* [Set task]
Below are the records; copy each line in them that holds the word "chart".

* [Code that draws figures]

━━━━━━

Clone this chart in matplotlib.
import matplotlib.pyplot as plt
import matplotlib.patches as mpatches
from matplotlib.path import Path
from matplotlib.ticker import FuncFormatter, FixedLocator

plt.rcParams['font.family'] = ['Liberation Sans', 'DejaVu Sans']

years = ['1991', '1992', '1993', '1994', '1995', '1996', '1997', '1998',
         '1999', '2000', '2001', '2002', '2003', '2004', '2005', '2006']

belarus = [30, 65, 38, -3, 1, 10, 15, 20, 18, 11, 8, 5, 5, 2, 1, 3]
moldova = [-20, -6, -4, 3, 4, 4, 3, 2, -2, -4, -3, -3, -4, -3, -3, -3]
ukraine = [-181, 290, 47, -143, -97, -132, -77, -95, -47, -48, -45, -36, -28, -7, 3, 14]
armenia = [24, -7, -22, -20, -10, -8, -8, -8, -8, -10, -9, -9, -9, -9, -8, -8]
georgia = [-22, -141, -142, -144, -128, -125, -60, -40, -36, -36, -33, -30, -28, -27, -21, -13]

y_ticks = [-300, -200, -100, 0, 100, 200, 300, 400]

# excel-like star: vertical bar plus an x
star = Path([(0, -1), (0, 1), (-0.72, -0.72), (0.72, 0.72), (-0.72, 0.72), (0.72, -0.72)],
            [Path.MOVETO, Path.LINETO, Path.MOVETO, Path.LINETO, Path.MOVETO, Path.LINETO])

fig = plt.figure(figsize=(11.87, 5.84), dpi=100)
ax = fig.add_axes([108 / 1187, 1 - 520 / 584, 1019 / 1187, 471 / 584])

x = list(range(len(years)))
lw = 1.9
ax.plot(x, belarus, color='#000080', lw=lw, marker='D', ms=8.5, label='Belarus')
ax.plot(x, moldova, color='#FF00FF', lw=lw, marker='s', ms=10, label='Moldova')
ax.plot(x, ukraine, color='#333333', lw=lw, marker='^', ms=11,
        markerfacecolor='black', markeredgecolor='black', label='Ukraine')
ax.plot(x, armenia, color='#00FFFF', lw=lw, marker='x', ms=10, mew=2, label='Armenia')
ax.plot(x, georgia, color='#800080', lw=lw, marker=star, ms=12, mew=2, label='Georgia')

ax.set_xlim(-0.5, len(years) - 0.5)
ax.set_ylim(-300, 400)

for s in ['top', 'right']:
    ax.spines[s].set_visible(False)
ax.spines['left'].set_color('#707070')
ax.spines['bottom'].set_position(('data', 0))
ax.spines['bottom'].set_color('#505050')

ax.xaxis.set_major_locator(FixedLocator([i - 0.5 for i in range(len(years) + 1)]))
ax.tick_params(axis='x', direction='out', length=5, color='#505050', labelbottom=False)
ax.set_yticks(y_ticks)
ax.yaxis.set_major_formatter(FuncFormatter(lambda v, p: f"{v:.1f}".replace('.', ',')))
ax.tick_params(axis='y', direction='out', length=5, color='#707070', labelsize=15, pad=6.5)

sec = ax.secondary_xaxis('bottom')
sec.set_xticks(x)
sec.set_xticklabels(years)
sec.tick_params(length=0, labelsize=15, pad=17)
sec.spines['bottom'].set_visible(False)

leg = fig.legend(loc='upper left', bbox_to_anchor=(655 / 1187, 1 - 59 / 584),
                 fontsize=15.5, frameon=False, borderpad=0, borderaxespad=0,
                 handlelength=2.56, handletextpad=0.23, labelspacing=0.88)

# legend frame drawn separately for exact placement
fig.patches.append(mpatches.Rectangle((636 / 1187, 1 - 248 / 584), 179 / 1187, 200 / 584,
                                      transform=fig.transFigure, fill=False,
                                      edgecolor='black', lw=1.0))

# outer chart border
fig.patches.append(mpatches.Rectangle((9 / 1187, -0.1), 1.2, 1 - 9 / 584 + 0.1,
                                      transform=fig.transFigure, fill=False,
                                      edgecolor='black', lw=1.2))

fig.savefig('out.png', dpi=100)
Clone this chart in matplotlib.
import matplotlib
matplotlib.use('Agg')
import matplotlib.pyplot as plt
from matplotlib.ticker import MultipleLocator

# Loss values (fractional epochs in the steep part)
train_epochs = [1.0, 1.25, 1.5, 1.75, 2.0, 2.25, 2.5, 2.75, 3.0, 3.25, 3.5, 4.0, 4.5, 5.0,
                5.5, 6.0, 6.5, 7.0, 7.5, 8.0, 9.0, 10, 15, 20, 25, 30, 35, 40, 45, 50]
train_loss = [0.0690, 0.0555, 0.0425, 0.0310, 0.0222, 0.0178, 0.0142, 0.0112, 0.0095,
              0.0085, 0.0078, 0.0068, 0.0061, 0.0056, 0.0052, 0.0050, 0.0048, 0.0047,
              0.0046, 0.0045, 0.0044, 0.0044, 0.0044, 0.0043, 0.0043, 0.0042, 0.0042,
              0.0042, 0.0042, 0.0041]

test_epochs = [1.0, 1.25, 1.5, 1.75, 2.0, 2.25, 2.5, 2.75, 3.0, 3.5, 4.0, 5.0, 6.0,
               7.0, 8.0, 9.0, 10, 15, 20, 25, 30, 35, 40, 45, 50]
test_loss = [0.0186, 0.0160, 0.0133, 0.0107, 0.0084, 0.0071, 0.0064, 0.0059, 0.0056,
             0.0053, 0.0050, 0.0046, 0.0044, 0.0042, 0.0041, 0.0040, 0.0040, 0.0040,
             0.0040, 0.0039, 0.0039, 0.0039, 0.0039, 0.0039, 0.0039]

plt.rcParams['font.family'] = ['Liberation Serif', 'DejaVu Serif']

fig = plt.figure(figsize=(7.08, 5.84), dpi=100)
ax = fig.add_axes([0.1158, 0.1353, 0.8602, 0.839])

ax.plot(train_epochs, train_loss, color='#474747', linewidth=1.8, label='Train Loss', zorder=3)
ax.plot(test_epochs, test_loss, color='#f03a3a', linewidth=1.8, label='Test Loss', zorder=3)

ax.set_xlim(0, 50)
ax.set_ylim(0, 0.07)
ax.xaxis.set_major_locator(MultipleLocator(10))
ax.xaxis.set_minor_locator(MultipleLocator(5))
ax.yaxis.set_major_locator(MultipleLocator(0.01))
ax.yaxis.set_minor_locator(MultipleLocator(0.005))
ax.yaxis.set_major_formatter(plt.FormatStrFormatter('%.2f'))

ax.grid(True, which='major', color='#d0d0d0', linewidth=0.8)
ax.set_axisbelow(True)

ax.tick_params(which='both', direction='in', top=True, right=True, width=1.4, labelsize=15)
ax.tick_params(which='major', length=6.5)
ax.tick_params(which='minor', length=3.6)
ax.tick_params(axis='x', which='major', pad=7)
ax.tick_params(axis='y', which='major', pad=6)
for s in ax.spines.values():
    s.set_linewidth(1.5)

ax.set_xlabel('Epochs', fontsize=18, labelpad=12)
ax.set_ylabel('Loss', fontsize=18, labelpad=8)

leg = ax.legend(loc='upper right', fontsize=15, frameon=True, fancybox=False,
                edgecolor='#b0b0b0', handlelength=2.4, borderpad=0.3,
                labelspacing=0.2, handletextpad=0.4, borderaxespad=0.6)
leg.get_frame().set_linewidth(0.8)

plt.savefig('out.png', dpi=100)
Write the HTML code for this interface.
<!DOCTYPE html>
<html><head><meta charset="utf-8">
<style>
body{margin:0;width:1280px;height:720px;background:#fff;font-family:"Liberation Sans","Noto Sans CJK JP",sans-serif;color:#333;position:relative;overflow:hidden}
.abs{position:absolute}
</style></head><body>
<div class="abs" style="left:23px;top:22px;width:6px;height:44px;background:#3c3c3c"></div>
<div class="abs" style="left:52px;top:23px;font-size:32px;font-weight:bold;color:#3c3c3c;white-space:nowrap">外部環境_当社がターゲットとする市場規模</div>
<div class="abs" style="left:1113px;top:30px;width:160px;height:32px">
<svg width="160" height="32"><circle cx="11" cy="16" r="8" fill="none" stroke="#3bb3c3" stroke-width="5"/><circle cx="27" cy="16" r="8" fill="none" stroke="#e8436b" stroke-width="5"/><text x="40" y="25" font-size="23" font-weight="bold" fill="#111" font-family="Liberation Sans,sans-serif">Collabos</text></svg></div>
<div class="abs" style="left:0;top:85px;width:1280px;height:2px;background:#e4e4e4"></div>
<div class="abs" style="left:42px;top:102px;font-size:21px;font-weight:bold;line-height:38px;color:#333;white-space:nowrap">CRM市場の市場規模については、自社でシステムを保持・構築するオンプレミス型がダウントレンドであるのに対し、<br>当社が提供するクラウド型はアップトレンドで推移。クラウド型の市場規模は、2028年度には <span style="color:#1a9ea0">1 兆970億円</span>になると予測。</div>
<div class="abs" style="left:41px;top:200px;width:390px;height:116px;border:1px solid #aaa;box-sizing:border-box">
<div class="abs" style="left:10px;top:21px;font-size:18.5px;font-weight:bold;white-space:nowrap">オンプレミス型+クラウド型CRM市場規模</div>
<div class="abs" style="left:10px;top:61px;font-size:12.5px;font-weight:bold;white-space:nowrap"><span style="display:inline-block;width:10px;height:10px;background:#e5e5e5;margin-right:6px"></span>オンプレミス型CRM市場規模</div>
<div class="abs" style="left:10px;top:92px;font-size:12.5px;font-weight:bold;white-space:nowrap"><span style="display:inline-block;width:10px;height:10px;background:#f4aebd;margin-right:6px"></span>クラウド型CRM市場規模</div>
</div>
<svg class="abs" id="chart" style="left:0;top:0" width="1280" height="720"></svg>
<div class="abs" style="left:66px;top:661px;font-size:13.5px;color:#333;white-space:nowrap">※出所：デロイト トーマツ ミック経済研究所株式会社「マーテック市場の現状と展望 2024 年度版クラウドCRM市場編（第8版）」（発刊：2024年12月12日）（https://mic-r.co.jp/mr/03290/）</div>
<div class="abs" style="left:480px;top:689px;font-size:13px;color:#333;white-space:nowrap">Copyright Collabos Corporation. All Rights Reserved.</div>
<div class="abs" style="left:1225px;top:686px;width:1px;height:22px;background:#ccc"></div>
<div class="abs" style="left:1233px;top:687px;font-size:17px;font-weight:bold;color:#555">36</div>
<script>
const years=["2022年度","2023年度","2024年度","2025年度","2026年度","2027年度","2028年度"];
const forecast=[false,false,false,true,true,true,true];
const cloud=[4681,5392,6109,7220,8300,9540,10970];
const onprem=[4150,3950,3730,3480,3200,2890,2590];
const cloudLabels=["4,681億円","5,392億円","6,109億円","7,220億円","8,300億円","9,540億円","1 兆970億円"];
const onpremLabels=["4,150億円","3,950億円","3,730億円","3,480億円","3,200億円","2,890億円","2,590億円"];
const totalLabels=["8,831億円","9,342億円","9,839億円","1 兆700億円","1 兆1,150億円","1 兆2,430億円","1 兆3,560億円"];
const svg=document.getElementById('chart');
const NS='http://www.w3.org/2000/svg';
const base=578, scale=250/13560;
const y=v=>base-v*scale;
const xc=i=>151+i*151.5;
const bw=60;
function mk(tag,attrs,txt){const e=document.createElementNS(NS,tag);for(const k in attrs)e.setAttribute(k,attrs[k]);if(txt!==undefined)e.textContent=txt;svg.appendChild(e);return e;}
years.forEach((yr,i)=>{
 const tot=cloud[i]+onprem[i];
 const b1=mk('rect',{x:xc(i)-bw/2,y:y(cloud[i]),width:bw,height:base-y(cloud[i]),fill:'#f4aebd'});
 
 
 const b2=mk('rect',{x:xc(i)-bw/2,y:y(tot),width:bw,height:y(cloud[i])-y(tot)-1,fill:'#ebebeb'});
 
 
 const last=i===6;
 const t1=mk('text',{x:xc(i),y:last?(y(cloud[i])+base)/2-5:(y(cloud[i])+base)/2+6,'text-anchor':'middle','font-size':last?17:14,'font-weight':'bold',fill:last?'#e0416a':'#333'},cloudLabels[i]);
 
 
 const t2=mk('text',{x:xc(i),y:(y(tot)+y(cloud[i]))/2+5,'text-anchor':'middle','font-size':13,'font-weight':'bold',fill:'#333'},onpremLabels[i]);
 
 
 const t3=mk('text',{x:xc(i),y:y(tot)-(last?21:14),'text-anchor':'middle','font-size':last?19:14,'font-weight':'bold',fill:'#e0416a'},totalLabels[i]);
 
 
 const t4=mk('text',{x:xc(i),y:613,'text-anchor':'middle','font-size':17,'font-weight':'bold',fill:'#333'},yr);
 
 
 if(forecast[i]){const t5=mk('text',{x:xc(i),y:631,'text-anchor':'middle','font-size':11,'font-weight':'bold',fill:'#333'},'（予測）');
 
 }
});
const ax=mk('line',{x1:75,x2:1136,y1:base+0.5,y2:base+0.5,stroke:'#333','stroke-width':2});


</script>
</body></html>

━━━━━━

* [Task output]
Clone this chart in matplotlib.
# outer chart border
Clone this chart in matplotlib.
<svg class="abs" id="chart" style="left:0;top:0" width="1280" height="720"></svg>
const svg=document.getElementById('chart');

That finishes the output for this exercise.